Concrete structures can suffer from a variety of damages and deteriorations. When such issues arise, it is important to consider multiple potential causes. Fortunately, modern concrete technology offers various admixtures and advanced materials that can prevent damage. However, if concrete has already deteriorated, it is likely that several causes are at play. To effectively repair the damage, it is crucial to identify and address all the contributing factors. Failing to do so will likely result in subpar repair serviceability.
The concrete shown in Figure 1 is suffering from multiple causes of damage, including alkali-aggregate reaction cracking and accelerated freeze-thaw deterioration of the surface. Additionally, faulty design or construction techniques placed electrical conduits too close to the exterior surface, causing further damage. However, the use of air entraining admixtures in modern concrete has significantly increased its resistance to freeze-thaw deterioration, except in unusually severe exposures.
Despite this, freeze-thaw deterioration is often still blamed for concrete damage. It is better to first determine why the air entraining admixture did not provide effective protection. This can be done by examining mix records and aggregate quality test results to determine if the concrete was poorly proportioned or if low-quality aggregate was used. Construction inspection records can also reveal if placing and finishing techniques were inadequate. Petrographic examination of the concrete can reveal if alkali-aggregate reaction, sulfate exposure, or induced chlorides have weakened the concrete, allowing freeze-thaw damage to occur.
If any of these findings are present, the problem may be more extensive than initially thought and require more extensive preventative or corrective action than simply replacing the deteriorated concrete. The use of excessive mix water, improper type of Portland cement, poor construction practices, improper mixture proportioning, dirty or low-quality aggregate, and inadequate curing can all contribute to low durability in concrete, making it more susceptible to weathering and other hazards.

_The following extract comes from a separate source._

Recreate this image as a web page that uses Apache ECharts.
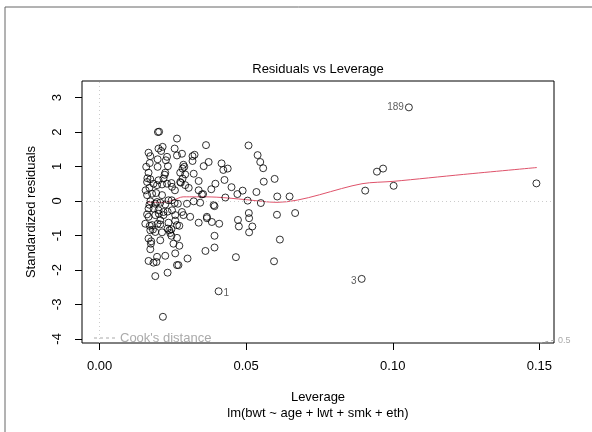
<!DOCTYPE html>
<html>
<head>
    <meta charset="utf-8">
    <title>Residuals vs Leverage</title>
    <script src="https://cdn.jsdelivr.net/npm/echarts@6/dist/echarts.min.js"></script>
    <style>
        html, body { margin: 0; padding: 0; background: #fff; }
        #main { width: 592px; height: 432px; }
    </style>
</head>
<body>
<div id="main"></div>
<script>
    // leverage (hat values) and standardized residuals
    var leverage = [
        0.0199, 0.0203, 0.0264, 0.0167, 0.0173, 0.0201, 0.0215, 0.0210, 0.0256, 0.0264,
        0.0230, 0.0198, 0.0159, 0.0198, 0.0233, 0.0167, 0.0224, 0.0173, 0.0201, 0.0218,
        0.0162, 0.0184, 0.0196, 0.0213, 0.0230, 0.0170, 0.0247, 0.0162, 0.0179, 0.0213,
        0.0235, 0.0173, 0.0190, 0.0207, 0.0224, 0.0167, 0.0184, 0.0201, 0.0247, 0.0162,
        0.0190, 0.0218, 0.0258,
        0.0281, 0.0317, 0.0324, 0.0372, 0.0355, 0.0286, 0.0283, 0.0275, 0.0292, 0.0321,
        0.0283, 0.0275, 0.0338, 0.0292, 0.0395, 0.0304, 0.0338, 0.0381, 0.0349, 0.0267,
        0.0298, 0.0321, 0.0343, 0.0389, 0.0281, 0.0286, 0.0309, 0.0366, 0.0363, 0.0317,
        0.0353, 0.0392,
        0.0167, 0.0156, 0.0179, 0.0207, 0.0235, 0.0245, 0.0264, 0.0173, 0.0190, 0.0167,
        0.0176, 0.0207, 0.0173, 0.0252, 0.0258, 0.0167, 0.0184, 0.0196, 0.0224, 0.0264,
        0.0190, 0.0232, 0.0216,
        0.0338, 0.0366, 0.0383, 0.0272, 0.0264, 0.0272, 0.0392, 0.0392, 0.0361, 0.0300,
        0.0269, 0.0408,
        0.0193, 0.0196, 0.0218, 0.0207, 0.0213, 0.0198, 0.0202, 0.0194, 0.0175, 0.0182,
        0.0171, 0.0170, 0.0157, 0.0163, 0.0171, 0.0232, 0.0238, 0.0232, 0.0241, 0.0245,
        0.0246, 0.0245, 0.0226, 0.0222, 0.0257, 0.0256, 0.0258, 0.0277, 0.0289,
        0.0422, 0.0437, 0.0416, 0.0426, 0.0429, 0.0450, 0.0470, 0.0488, 0.0505, 0.0508,
        0.0539, 0.0548, 0.0558, 0.0535, 0.0550, 0.0560, 0.0597, 0.0606, 0.0648, 0.0605,
        0.0667, 0.0615, 0.0595, 0.0509, 0.0510, 0.0521, 0.0510, 0.0472, 0.0475, 0.0465,
        0.0906, 0.0946, 0.0967, 0.1003, 0.1490
    ];
    var stdResid = [
        2.00, 2.01, 1.81, 1.40, 1.30, 1.52, 1.57, 1.45, 1.52, 1.32,
        1.28, 1.21, 0.99, 0.99, 1.01, 0.82, 0.82, 0.63, 0.60, 0.65,
        0.55, 0.50, 0.46, 0.48, 0.50, 0.38, 0.41, 0.17, 0.21, 0.17,
        0.02, -0.01, -0.08, -0.05, -0.10, -0.22, -0.22, -0.27, -0.27, -0.39,
        -0.41, -0.41, -0.41,
        1.37, 1.30, 1.34, 1.13, 1.01, 1.05, 0.94, 0.82, 0.77, 0.79,
        0.65, 0.55, 0.58, 0.46, 0.50, 0.38, 0.31, 0.34, 0.19, -0.08,
        -0.08, -0.01, -0.05, -0.12, -0.32, -0.41, -0.46, -0.46, 1.62, 1.16,
        0.20, -0.15,
        -0.46, -0.66, -0.70, -0.56, -0.63, -0.82, -0.70, -0.85, -0.90, -1.09,
        -1.17, -1.14, -1.40, -1.24, -1.52, -1.74, -1.79, -1.62, -1.59, -1.86,
        -2.18, -2.08, -3.36,
        -0.63, -0.50, -0.61, -0.72, -1.07, -1.30, -1.01, -1.35, -1.45, -1.67,
        -1.86, -0.66,
        0.23, -0.03, -0.32, -0.68, -0.91, -0.66, -0.37, -1.77, -1.24, -0.83,
        -0.72, -0.11, 0.31, 0.66, 1.10, -0.31, -0.85, -0.80, -0.93, -1.01,
        0.02, 0.52, 1.18, 0.76, 0.31, -0.06, -0.57, 0.53, 0.99,
        0.90, 0.94, 1.09, 0.61, 0.10, 0.40, 0.20, 0.30, 0.01, 1.61,
        1.33, 1.13, 0.95, 0.26, -0.06, 0.56, 0.64, 0.13, 0.13, -0.40,
        -0.35, -1.12, -1.75, -0.35, -0.50, -0.74, -0.91, -0.55, -0.74, -1.63,
        0.30, 0.85, 0.94, 0.44, 0.51
    ];

    // the three flagged observations
    var flagIds = ['1', '3', '189'];
    var flagLev = [0.0406, 0.0894, 0.1055];
    var flagRes = [-2.62, -2.26, 2.715];
    var flagSide = ['right', 'left', 'left'];

    // red smoother
    var smoothLev = [0.0159, 0.0215, 0.0250, 0.0285, 0.0330, 0.0400, 0.0497, 0.0605, 0.0895, 0.1003, 0.1241, 0.1492];
    var smoothRes = [-0.03, -0.04, 0.02, 0.12, 0.12, 0.11, 0.04, -0.04, 0.50, 0.57, 0.77, 0.97];

    // visible bit of the Cook's distance 0.5 contour
    var cookLev = [0.1500, 0.1550];
    var cookRes = [-4.12, -4.04];

    var xTicks = [0, 0.05, 0.10, 0.15];
    var yTicks = [-4, -3, -2, -1, 0, 1, 2, 3];

    var pts = leverage.map(function (v, i) { return [v, stdResid[i]]; });
    var flagPts = flagLev.map(function (v, i) {
        return {
            value: [v, flagRes[i]],
            label: { show: true, formatter: flagIds[i], position: flagSide[i], distance: 1,
                     offset: [0, flagIds[i] === '189' ? 0 : 2] }
        };
    });
    var smoothPts = smoothLev.map(function (v, i) { return [v, smoothRes[i]]; });
    var cookPts = cookLev.map(function (v, i) { return [v, cookRes[i]]; });

    var font = 'Liberation Sans, Arial, sans-serif';
    var myChart = echarts.init(document.getElementById('main'));

    var option = {
        backgroundColor: '#fff',
        animation: false,
        grid: { left: 82, right: 38, top: 81, bottom: 89, show: true, borderColor: '#000', borderWidth: 1 },
        xAxis: {
            type: 'value', min: -0.006, max: 0.155,
            axisLine: { show: false, onZero: false },
            axisTick: { show: true, length: 7, customValues: xTicks, lineStyle: { color: '#000' } },
            axisLabel: { customValues: xTicks, margin: 17, color: '#000', fontSize: 13, fontFamily: font,
                formatter: function (v) { return v.toFixed(2); } },
            splitLine: { show: false }
        },
        yAxis: {
            type: 'value', min: -4.12, max: 3.48,
            name: 'Standardized residuals', nameLocation: 'middle', nameRotate: 90, nameGap: 44,
            nameTextStyle: { color: '#000', fontSize: 13, fontFamily: font },
            axisLine: { show: false, onZero: false },
            axisTick: { show: true, length: 7, customValues: yTicks, lineStyle: { color: '#000' } },
            axisLabel: { customValues: yTicks, rotate: 90, margin: 18, color: '#000', fontSize: 13, fontFamily: font },
            splitLine: { show: false }
        },
        series: [{
            type: 'scatter',
            data: pts,
            symbol: 'circle',
            symbolSize: 7,
            itemStyle: { color: 'rgba(0,0,0,0)', borderColor: '#000', borderWidth: 1 },
            markLine: {
                silent: true, symbol: 'none', label: { show: false },
                lineStyle: { color: '#ccc', type: [1, 3], width: 1 },
                data: [{ yAxis: 0 }, { xAxis: 0 }]
            },
            z: 3
        }, {
            type: 'scatter',
            data: flagPts,
            symbol: 'circle',
            symbolSize: 7,
            itemStyle: { color: 'rgba(0,0,0,0)', borderColor: '#000', borderWidth: 1 },
            label: { color: '#333', fontSize: 10, fontFamily: font },
            z: 3
        }, {
            type: 'line',
            data: smoothPts,
            showSymbol: false,
            smooth: 0.3,
            lineStyle: { color: '#DF536B', width: 1 },
            z: 2
        }, {
            type: 'line',
            data: cookPts,
            showSymbol: false,
            clip: false,
            lineStyle: { color: '#aaa', width: 1, type: [3, 3] },
            z: 2
        }],
        graphic: [{
            type: 'polyline',
            shape: { points: [[5, 432], [5, 7], [592, 7]] },
            style: { stroke: '#666', lineWidth: 1, fill: null }
        }, {
            type: 'text',
            style: { text: 'Residuals vs Leverage', x: 318, y: 69, textAlign: 'center', textVerticalAlign: 'middle',
                     font: '13px ' + font, fill: '#000' }
        }, {
            type: 'text',
            style: { text: 'Leverage', x: 318, y: 397, textAlign: 'center', textVerticalAlign: 'middle',
                     font: '13px ' + font, fill: '#000' }
        }, {
            type: 'text',
            style: { text: 'lm(bwt ~ age + lwt + smk + eth)', x: 318, y: 413, textAlign: 'center', textVerticalAlign: 'middle',
                     font: '13px ' + font, fill: '#000' }
        }, {
            type: 'line',
            shape: { x1: 94, y1: 338, x2: 117, y2: 338 },
            style: { stroke: '#aaa', lineWidth: 1, lineDash: [3, 3] }
        }, {
            type: 'text',
            style: { text: "Cook's distance", x: 120, y: 338, textAlign: 'left', textVerticalAlign: 'middle',
                     font: '13px ' + font, fill: '#aaa' }
        }, {
            type: 'text',
            style: { text: '0.5', x: 558, y: 341, textAlign: 'left', textVerticalAlign: 'middle',
                     font: '9px ' + font, fill: '#aaa' }
        }]
    };
    myChart.setOption(option);
</script>
</body>
</html>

When repairing concrete damaged by multiple causes, it is essential to determine the weakening cause and the accelerated cause. Preventative measures may be necessary to protect the remaining original concrete from additional damage, such as the application of concrete sealing compounds or a thin polymer concrete overlay. If these preventative measures are not possible, repairs can be made using suitable methods, but it is important to anticipate a short repair service life and the possibility of future damage.